In der Sache hat sie jedoch keinen Erfolg. Für das Arbeitsverhältnis der Parteien gilt der Anwendungs- TV Berlin. Dementsprechend hat die Beklagte die rechnerisch unstreitigen Klagebeträge nachzuzahlen, die der Kläger rechtzeitig geltend gemacht hat. Das Landesarbeitsgericht Berlin folgt sowohl im Ergebnis als auch in der Begründung dem überzeugenden arbeitsgerichtlichen Urteil und sieht von einer nur wiederholenden Begründung gem. § 69 Abs. 2 ArbGG ab. Im Hinblick auf die Angriffe der Beklagten der zweiten Instanz wird nur auf folgendes hingewiesen:

1.

Völlig zu Recht hat das Arbeitsgericht Berlin den Arbeitsvertrag der Parteien gem. §§ 133, 157 BGB (vgl. die Nachweise im arbeitsgerichtlichen Urteil Seite 7; außerdem BAG 19.3.2003 - 4 AZR 331/02 - sowie BAG 25.11.2002 - 4 AZR 663/01 - EzA § 3 TVG Bezugnahme auf Tarifvertrag Nr. 26 und Nr. 27 mit weiteren Nachweisen) dahingehend ausgelegt, dass die Parteien den Tarifvertrag anwenden wollten, den das Land Berlin anwendet. Dies folgt aus dem Wortlaut des § 3 Satz 2 Arbeitsvertrag. Nach § 3 Satz 2 Arbeitsvertrag, dem § 3 Satz 1 Arbeitsvertrag (Bezugnahme auf den BAT) widerspricht, war der Widerspruch entsprechend der Verpflichtung der Beklagten nach § 6 Abs. 3 JAufbauWG aufzulösen, wonach bei der Beklagten die Tarifverträge Anwendung finden, die für die Arbeitnehmer des Landes Berlin gelten.
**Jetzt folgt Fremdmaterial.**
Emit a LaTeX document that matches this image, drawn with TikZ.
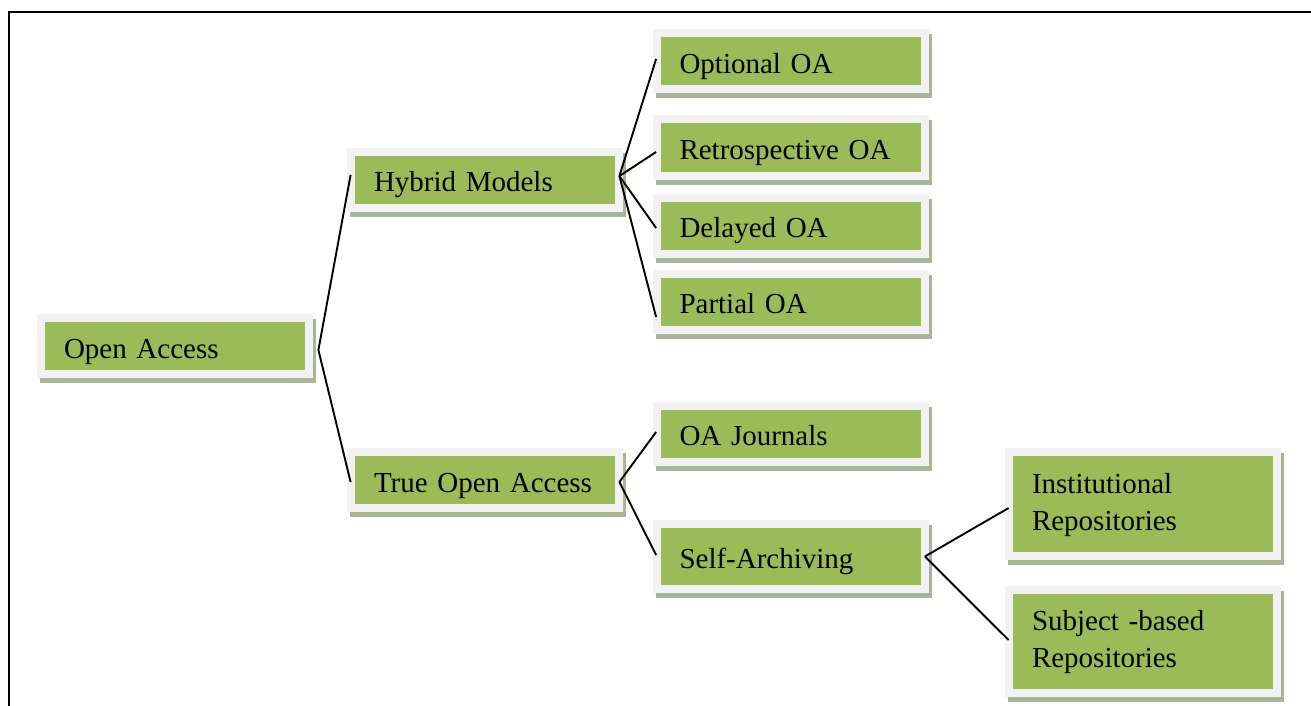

Das Arbeitsgericht hat damit auf der Linie der Bundesarbeitsgerichtsrechtsprechung die zutreffende Auslegung gewählt. Denn das Bundesarbeitsgericht hat im bereits erwähnten Urteil vom 27. November 2002 (aaO) entschieden, dass, wenn der Arbeitgeber die Anwendung von ihm satzungsgemäß einzuhaltende Arbeitsbedingungen vereinbart, die inhaltlich mit den einschlägigen Tarifverträgen in der jeweils gültigen Fassung übereinstimmen, diese Arbeitsbestimmungen auch dann dynamisch anzuwenden sind, wenn der Arbeitgeber eine zwischenzeitliche Tarifgebundenheit beseitigt. Eine solche Regelung stellt keine Gleichstellungsabrede im Sinne der Rechtssprechung des BAG dar.
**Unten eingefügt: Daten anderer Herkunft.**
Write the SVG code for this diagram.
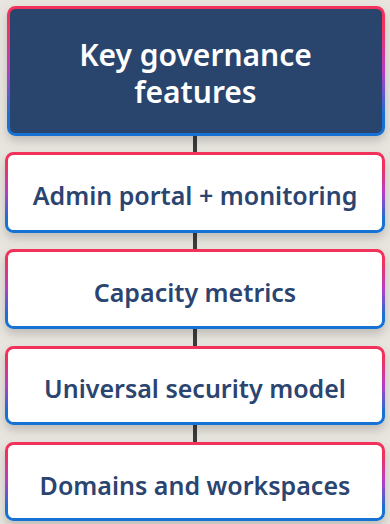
<svg xmlns="http://www.w3.org/2000/svg" width="390" height="524" viewBox="0 0 390 524">
<defs>
<linearGradient id="bord" x1="0" y1="0" x2="0" y2="1">
<stop offset="0" stop-color="#f2335a"/>
<stop offset="0.15" stop-color="#f2335a"/>
<stop offset="0.5" stop-color="#b53ec6"/>
<stop offset="0.85" stop-color="#1572d3"/>
<stop offset="1" stop-color="#1572d3"/>
</linearGradient>
<filter id="sh" x="-10%" y="-20%" width="120%" height="150%">
<feDropShadow dx="0" dy="5" stdDeviation="5" flood-color="#000" flood-opacity="0.18"/>
</filter>
</defs>
<style>
.card{fill:#ffffff;stroke:url(#bord);stroke-width:3;filter:url(#sh)}
.head{fill:#2c446d;stroke:url(#bord);stroke-width:3;filter:url(#sh)}
.lbl{font-family:"Noto Sans","Open Sans",sans-serif;font-weight:600;font-size:25px;fill:#2b4470;text-anchor:middle}
.ttl{font-family:"Noto Sans","Open Sans",sans-serif;font-weight:600;font-size:30px;fill:#ffffff;text-anchor:middle}
.conn{stroke:#3b3b3b;stroke-width:4;fill:none}
</style>
<rect width="390" height="524" fill="#e8e5df"/>
<g id="connectors">
<line class="conn" x1="195" y1="135" x2="195" y2="153"/>
<line class="conn" x1="195" y1="231" x2="195" y2="250"/>
<line class="conn" x1="195" y1="328" x2="195" y2="347"/>
<line class="conn" x1="195" y1="424" x2="195" y2="443"/>
</g>
<g id="title">
<rect class="head" x="8.5" y="7.5" width="375" height="127" rx="7"/>
<text class="ttl" x="195.5" y="66">Key governance</text>
<text class="ttl" x="195.5" y="103">features</text>
</g>
<g id="admin-portal">
<rect class="card" x="6.5" y="153.5" width="377" height="78" rx="7"/>
<text class="lbl" x="195" y="205">Admin portal + monitoring</text>
</g>
<g id="capacity-metrics">
<rect class="card" x="6.5" y="250.5" width="377" height="77" rx="7"/>
<text class="lbl" x="195" y="302">Capacity metrics</text>
</g>
<g id="security-model">
<rect class="card" x="6.5" y="347.5" width="377" height="76" rx="7"/>
<text class="lbl" x="195" y="398">Universal security model</text>
</g>
<g id="domains-workspaces">
<rect class="card" x="6.5" y="443.5" width="377" height="76" rx="7"/>
<text class="lbl" x="195" y="495">Domains and workspaces</text>
</g>
</svg>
Ebenso liegt es hier. Denn die Beklagte war nicht nur satzungsgemäß, sondern sogar gem. § 6 Abs. 3 JAufbauWG durch Gesetz gehalten "auf die Arbeitsverhältnisse der Angestellten und Arbeiter der Anstalt ... die für Arbeitnehmer des Landes Berlin geltenden Bestimmungen und Tarifverträge [anzuwenden]".

2.

§ 6 Abs. 3 JAufbauWG betrifft auch entgegen der Auffassung der Beklagten nicht nur die Arbeitsverhältnisse der übernommenen Arbeitnehmer. Denn entgegen § 6 Abs. 2 und Abs. 4 JAufbauWG, welche einen gesetzlichen Betriebsübergang und ein Rückkehrrecht regeln, werden in § 6 Abs. 3 JAufbauWG sämtliche Arbeitnehmer den Tarifverträgen unterworfen, die für das Land Berlin gelten, und nicht nur "die Arbeitsverhältnisse der in den Erziehungsheimen des Landes Berlin tätigen Arbeitnehmer" (Abs. 2) bzw. "die Arbeitnehmer, die im Zeitpunkt des Überganges nach Abs. 2 Satz 1 Arbeitnehmer der Anstalt werden".

3.

Ist somit der Anwendungs- TV Berlin durch die Beklagte anzuwenden, hat der Kläger auch die rechnerisch unstreitigen Vergütungsansprüche, die aus der Verweisung des § 2 Anwendungs- TV Berlin auf den BAT und den 78. Änderungstarifvertrag bzw. 35. Änderungstarifvertrag der Vergütungstarifverträge resultieren. Diese hat er rechtzeitig geltend gemacht, da er innerhalb der 6 Monatsfrist des § 70 BAT, auf den wiederum § 2 Anwendungs- TV Berlin verweist, seine Ansprüche aus dem Anwendungs- TV Berlin vom 31. Juli 2003 geltend gemacht hat, nämlich noch im Jahr 2003.

III.

Die Kostenentscheidung folgt aus § 97 Abs. 1 ZPO.

IV.

Für eine Zulassung der Revision bestand keine Veranlassung, da die Voraussetzungen des § 72 Abs. 2 ArbGG nicht vorlagen.